Part 1: An experiment in genocide, using Fallout 3.

So where were we? Yes, Megaton. Well, as you now know even if you haven't played the game, it's entirely possible to detonate the unexploded warhead sitting at the centre of the Wasteland's most welcoming municipality. But that's boring: it's been written about too many times, and while it was a brave step on Bethesda's part in terms of player agency, it doesn't require that much initiative to pull it off. And what's more, to go through with the quest would be to revoke my status as an equal-opportunity sociopath: as Moriarty's pub explodes into claret-coloured pandemonium, the sinister Mr. Burke sits in the corner, having conspired with me about levelling the town. He's smug: he thinks that because we are both evil, I will let him live. Not so, Mr. Burke: I shoot him twice in the chest with the now-limbless Billy Creel's Scoped .44 Magnum, and then knock his head clean off with a lead pipe I happen to be carrying (I am an RPG collectophile). Hilariously, this act gives me a slight whiff of positive karma: one suspects Bethesda feels two wrongs do ultimately make a right.

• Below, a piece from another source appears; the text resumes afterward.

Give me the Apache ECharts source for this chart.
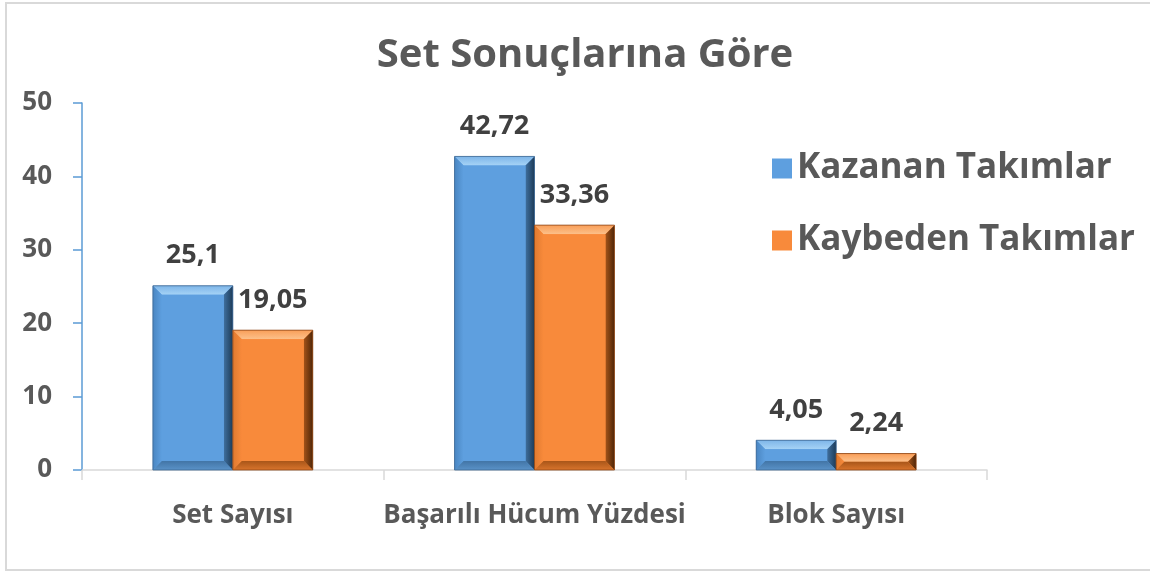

As I step outside, the chaos continues. Some of Megaton's remaining citizens have positioned themselves at various vantage points throughout the area, and are now attempting to ferry me off to the Malebolge. I pick off the most dangerous, sniper rifle-wielding one long-distance, and take a moment to watch one of his eyeballs roll off a ledge onto the dirt below. After that, I sprint along Megaton's raised walkway, frantically disassembling anyone with the audacity to aim a fork at me.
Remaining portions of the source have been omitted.